The Grand Slambovians Celebrate at the Barge

A fully-packed Barge Canal Coffee Co. welcomed Gandalf Murphy and the Slambovian Circus of Dreams last Saturday night for their annual intimate birthday concert for longtime Barge night manager, Susan Pasachnik. The pseudo-psychedelic-folk-rock band is a Hamilton favorite known for being very lively, drawing in passers-by from the cold throughout the show.

The band, which also goes by “The Grand Slambovians,” wowed the crowd with their powerful and outrageous presence. Lead singer and guitarist Joziah Longo entered sporting a straw top hat over chin-length dark hair, paired with an eclectic outfit. As the music began, so did a choreographed psychedelic lightshow. The Grand Slambovians in their title track came to drown the senses. The song featured the sounds of an accordion played by Tink Lloyd and trance-inducing mandolin solos played by Sharkey McEwen. Although The Grand Slambovians may seem like an odd presence in sleepy Hamilton, the local audience members mouthed the words to every song and some even sported the band’s t-shirts.

The band followed up with songs “Sunday in the Rain” and a sing-along, “A Very Unusual Head,” which got all 60 audience members in the Barge carrying a tune.
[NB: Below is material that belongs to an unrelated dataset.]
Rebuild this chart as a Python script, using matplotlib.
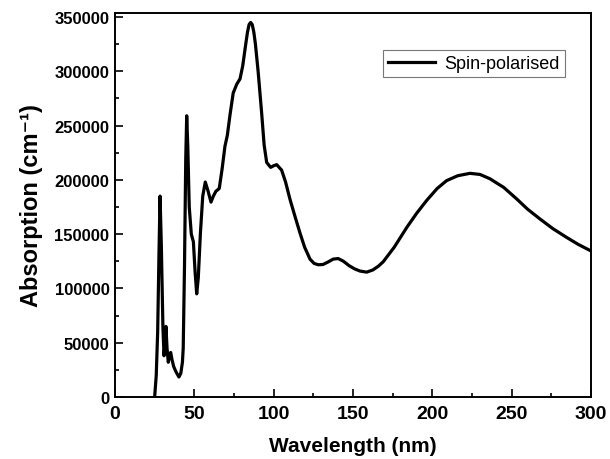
import numpy as np
import matplotlib.pyplot as plt
from matplotlib.ticker import MultipleLocator

# ── Données ────────────────────────────────────────────────
wavelength = [25.0, 26.0, 26.9, 27.7, 28.4, 29.2, 30.2, 30.9, 31.5, 32.1,
              32.8, 33.6, 34.3, 35.1, 36.0, 37.0, 38.5, 40.3, 41.5, 42.5,
              43.0, 43.8, 44.6, 45.2, 45.9, 46.8, 48.1, 49.4, 50.5, 51.5,
              52.5, 53.8, 55.3, 56.9, 58.6, 60.5, 62.0, 63.6, 65.7, 67.5,
              69.3, 70.8, 72.5, 74.5, 76.7, 78.8, 80.5, 82.5, 83.5, 84.5, 85.5,
              86.5, 87.5, 88.5, 90.2, 92.4, 94.0, 95.6, 98.1, 100.0, 101.9, 105.0,
              107.5, 110.3, 113.5, 116.6, 119.5, 122.9, 125.5, 128.1, 131.0, 134.5,
              137.5, 140.7, 144.0, 147.5, 151.0, 154.4, 158.6, 162.5, 166.0, 169.0,
              176.0, 183.8, 190.0, 196.4, 203.0, 209.0, 216.0, 223.7, 230.0, 236.3,
              245.0, 253.1, 260.0, 267.8, 276.0, 284.6, 292.0, 300.0]
absorption = [0, 20000, 60000, 130000, 185000, 140000, 65000, 38000, 48000, 65000,
              45000, 32000, 38000, 41000, 34000, 28000, 23000, 18400, 22000, 32000,
              45000, 120000, 220000, 259000, 230000, 175000, 150000, 143000, 115000, 95000,
              110000, 150000, 185000, 198000, 190000, 179500, 185000, 189500, 192000, 210000,
              231000, 241000, 260000, 280000, 288000, 293000, 305000, 326000, 336000, 343000, 345000,
              343000, 336000, 325000, 300000, 262000, 232000, 216000, 211500, 213000, 214000, 209000,
              198000, 182000, 166000, 151000, 138000, 127000, 123000, 121800, 122000, 124500,
              127000, 127500, 125000, 121000, 118000, 116000, 115000, 117000, 120500, 124500,
              138000, 156000, 169000, 181000, 192000, 199300, 203800, 206000, 205000, 201000,
              193000, 182500, 173000, 164000, 155000, 147000, 140500, 134500]

plt.rcParams['font.family'] = ['Liberation Sans', 'DejaVu Sans']

fig = plt.figure(figsize=(6.1, 4.6), dpi=100)
ax = fig.add_axes([0.1885, 0.1348, 0.7804, 0.8348])

ax.plot(wavelength, absorption, color='black', lw=2.3, label='Spin-polarised')

ax.set_xlim(0, 300)
ax.set_ylim(0, 353700)
ax.xaxis.set_major_locator(MultipleLocator(50))
ax.xaxis.set_minor_locator(MultipleLocator(25))
ax.yaxis.set_major_locator(MultipleLocator(50000))
ax.yaxis.set_minor_locator(MultipleLocator(25000))
ax.tick_params(which='both', direction='in', top=False, right=False, width=1.2)
ax.tick_params(which='major', length=6)
ax.tick_params(which='minor', length=3)
ax.tick_params(axis='x', labelsize=14, pad=6)
ax.tick_params(axis='y', labelsize=12, pad=4)
for lab in ax.get_xticklabels() + ax.get_yticklabels():
    lab.set_fontweight('bold')
for sp in ax.spines.values():
    sp.set_linewidth(1.4)

ax.set_xlabel('Wavelength (nm)', fontsize=15, fontweight='bold', labelpad=10)
ax.set_ylabel('Absorption (cm⁻¹)', fontsize=17, fontweight='bold', labelpad=8)

leg = ax.legend(loc='upper right', bbox_to_anchor=(0.964, 0.928), fontsize=13,
                frameon=True, fancybox=False, handlelength=2.6, borderpad=0.3,
                handletextpad=0.5)
leg.get_frame().set_edgecolor('#555555')
leg.get_frame().set_linewidth(0.8)

plt.savefig('out.png', dpi=100)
At one point, Longo took a poll to see who of the audience had never seen the band before; only a minority raised their hands. Between tracks, Longo told stories of the band’s long and meandering path through the music business, through name changes and labels all the way to their new compilation album, “A Box of Everything,” to be released April 1.
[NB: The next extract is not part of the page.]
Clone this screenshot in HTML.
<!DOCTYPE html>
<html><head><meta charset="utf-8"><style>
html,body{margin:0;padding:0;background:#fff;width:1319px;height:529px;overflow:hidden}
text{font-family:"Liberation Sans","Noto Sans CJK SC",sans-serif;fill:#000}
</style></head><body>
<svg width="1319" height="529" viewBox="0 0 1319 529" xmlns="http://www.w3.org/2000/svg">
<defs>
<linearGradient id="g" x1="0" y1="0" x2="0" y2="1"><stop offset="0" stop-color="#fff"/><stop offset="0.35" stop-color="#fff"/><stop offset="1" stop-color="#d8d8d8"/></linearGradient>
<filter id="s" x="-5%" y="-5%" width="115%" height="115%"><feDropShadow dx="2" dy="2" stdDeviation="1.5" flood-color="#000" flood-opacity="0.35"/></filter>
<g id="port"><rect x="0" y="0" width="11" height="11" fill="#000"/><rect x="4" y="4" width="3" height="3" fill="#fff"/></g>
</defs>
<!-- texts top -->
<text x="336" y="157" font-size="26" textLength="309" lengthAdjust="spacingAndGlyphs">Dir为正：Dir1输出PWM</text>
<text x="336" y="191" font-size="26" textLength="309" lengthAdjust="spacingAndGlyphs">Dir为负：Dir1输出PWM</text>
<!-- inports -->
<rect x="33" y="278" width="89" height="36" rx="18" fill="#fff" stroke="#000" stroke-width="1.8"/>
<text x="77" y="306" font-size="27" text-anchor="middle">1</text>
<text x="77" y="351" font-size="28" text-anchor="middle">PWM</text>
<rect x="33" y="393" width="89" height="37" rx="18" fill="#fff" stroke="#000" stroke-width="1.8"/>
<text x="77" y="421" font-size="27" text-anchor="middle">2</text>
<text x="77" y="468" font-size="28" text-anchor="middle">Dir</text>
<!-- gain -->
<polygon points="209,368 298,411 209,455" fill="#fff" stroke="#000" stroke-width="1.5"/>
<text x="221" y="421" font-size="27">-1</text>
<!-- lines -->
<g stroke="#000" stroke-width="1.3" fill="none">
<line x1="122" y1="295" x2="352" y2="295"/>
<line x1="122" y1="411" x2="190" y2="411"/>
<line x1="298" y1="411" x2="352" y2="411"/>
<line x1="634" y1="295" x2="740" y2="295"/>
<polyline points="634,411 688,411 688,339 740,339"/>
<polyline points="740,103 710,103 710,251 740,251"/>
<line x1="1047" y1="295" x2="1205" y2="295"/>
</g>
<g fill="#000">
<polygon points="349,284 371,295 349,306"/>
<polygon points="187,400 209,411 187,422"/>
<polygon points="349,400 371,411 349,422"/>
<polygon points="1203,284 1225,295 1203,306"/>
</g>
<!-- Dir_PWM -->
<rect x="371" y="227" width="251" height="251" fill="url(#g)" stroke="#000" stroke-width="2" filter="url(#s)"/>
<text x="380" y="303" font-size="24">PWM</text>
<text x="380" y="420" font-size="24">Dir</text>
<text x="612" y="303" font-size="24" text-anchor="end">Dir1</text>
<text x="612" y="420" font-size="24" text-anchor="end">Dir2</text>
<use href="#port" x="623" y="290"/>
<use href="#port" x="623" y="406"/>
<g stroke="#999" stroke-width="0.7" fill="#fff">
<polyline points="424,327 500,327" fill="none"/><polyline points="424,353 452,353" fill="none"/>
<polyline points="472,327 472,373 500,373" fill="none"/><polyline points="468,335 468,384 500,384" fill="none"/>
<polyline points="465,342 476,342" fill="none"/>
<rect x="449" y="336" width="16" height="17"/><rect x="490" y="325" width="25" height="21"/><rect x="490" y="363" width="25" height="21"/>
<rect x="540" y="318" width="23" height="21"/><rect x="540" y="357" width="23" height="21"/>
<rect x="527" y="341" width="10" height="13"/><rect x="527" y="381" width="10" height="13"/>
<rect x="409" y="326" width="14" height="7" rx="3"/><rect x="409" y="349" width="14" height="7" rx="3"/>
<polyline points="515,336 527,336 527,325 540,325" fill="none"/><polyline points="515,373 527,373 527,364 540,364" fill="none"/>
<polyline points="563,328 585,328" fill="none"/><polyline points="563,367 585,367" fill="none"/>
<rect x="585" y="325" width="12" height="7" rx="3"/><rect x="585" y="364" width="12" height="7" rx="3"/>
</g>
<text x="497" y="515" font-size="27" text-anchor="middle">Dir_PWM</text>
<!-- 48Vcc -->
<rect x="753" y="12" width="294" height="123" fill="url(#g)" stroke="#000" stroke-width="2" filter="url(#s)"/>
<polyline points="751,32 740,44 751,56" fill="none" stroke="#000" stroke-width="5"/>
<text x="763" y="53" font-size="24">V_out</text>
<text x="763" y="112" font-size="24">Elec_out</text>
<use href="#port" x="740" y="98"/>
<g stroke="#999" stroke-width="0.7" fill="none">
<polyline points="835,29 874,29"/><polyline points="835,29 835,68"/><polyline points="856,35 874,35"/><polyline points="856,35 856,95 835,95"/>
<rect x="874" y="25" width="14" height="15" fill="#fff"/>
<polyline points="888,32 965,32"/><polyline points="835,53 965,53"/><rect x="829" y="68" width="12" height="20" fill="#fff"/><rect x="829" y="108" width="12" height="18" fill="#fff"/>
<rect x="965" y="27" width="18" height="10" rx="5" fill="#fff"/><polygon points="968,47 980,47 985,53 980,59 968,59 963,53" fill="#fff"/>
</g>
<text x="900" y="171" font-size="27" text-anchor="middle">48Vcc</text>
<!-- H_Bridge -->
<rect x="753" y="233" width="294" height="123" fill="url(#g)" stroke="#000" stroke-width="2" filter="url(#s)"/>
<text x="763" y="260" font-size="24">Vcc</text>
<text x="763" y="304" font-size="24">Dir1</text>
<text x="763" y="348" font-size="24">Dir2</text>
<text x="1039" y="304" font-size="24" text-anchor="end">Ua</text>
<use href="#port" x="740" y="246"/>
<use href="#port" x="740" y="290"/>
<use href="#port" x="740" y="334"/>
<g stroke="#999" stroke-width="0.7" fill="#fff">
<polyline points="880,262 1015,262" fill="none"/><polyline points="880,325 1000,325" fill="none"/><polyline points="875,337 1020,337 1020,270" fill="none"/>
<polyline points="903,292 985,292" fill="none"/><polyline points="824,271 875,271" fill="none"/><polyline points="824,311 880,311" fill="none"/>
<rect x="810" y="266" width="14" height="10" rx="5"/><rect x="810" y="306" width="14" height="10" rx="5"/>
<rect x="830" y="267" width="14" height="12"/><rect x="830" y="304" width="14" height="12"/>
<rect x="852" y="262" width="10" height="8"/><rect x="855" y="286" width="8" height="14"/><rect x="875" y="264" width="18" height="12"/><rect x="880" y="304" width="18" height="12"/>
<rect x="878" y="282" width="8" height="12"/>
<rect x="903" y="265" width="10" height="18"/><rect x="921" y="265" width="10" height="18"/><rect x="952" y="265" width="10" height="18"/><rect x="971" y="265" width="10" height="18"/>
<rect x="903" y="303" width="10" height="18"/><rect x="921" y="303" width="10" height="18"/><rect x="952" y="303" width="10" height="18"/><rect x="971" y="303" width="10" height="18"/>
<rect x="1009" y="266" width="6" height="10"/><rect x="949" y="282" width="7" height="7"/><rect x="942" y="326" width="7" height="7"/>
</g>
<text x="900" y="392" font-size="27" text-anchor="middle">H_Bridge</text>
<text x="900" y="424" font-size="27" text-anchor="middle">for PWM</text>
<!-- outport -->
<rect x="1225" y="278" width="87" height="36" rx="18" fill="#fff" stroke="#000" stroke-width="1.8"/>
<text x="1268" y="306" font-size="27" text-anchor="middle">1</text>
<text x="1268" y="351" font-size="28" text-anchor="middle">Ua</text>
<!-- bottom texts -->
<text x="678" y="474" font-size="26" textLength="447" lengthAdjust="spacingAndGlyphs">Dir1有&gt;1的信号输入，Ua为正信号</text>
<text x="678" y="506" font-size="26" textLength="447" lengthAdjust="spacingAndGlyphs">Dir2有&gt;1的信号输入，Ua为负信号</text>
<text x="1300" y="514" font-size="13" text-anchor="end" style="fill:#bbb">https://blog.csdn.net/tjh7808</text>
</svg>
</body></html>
Throughout their career, audience members often didn’t know what to make of The Grand Slambovians. While introducing their song “Very Happy Now,” which they paired in a medley with The Ramones’ “I Wanna Be Sedated,” the band recalled their first trip to the U.K., where they were mistakenly placed in a classic rock festival.

In the U.S., The Grand Slambovians gained popularity by posing as a folk band and “invading” the folk concert circuit. The band clearly has folk influences, but the fantastical elements place them closer to the realm of “Alice in Wonderland” than traditional folk. According to their Web site, the band identifies as having “pioneered the alt-folk/Americana genre,” a unique crossover that can appeal to a variety of tastes.

In their involvement in the folk circuit, the band has played several times at the Strawberry Festival, a philanthropic festival in Beacon, NY founded by the late Pete Seeger. During the introduction to the song “Suzanne,” written for Pete Seeger’s wife, Toshi, Joziah recalled a discussion he and Seeger shared.

“He had a very profound mind, and I think that always came through in his music,” said Longo of Seeger, who died in late January of this year.

Although The Grand Slambovians are more accustomed to larger-scale venues and bigger crowds, they seemed to enjoy doing this show at the Barge every year because of its intimacy and subsequent ability to closely interact with the crowd. Despite the modest reputation of Hamilton and the typically low-key atmosphere of the Barge, The Grand Slambovians’ performance shows that even in the middle of nowhere, the Colgate and Hamilton community is connected to some pretty monumental people.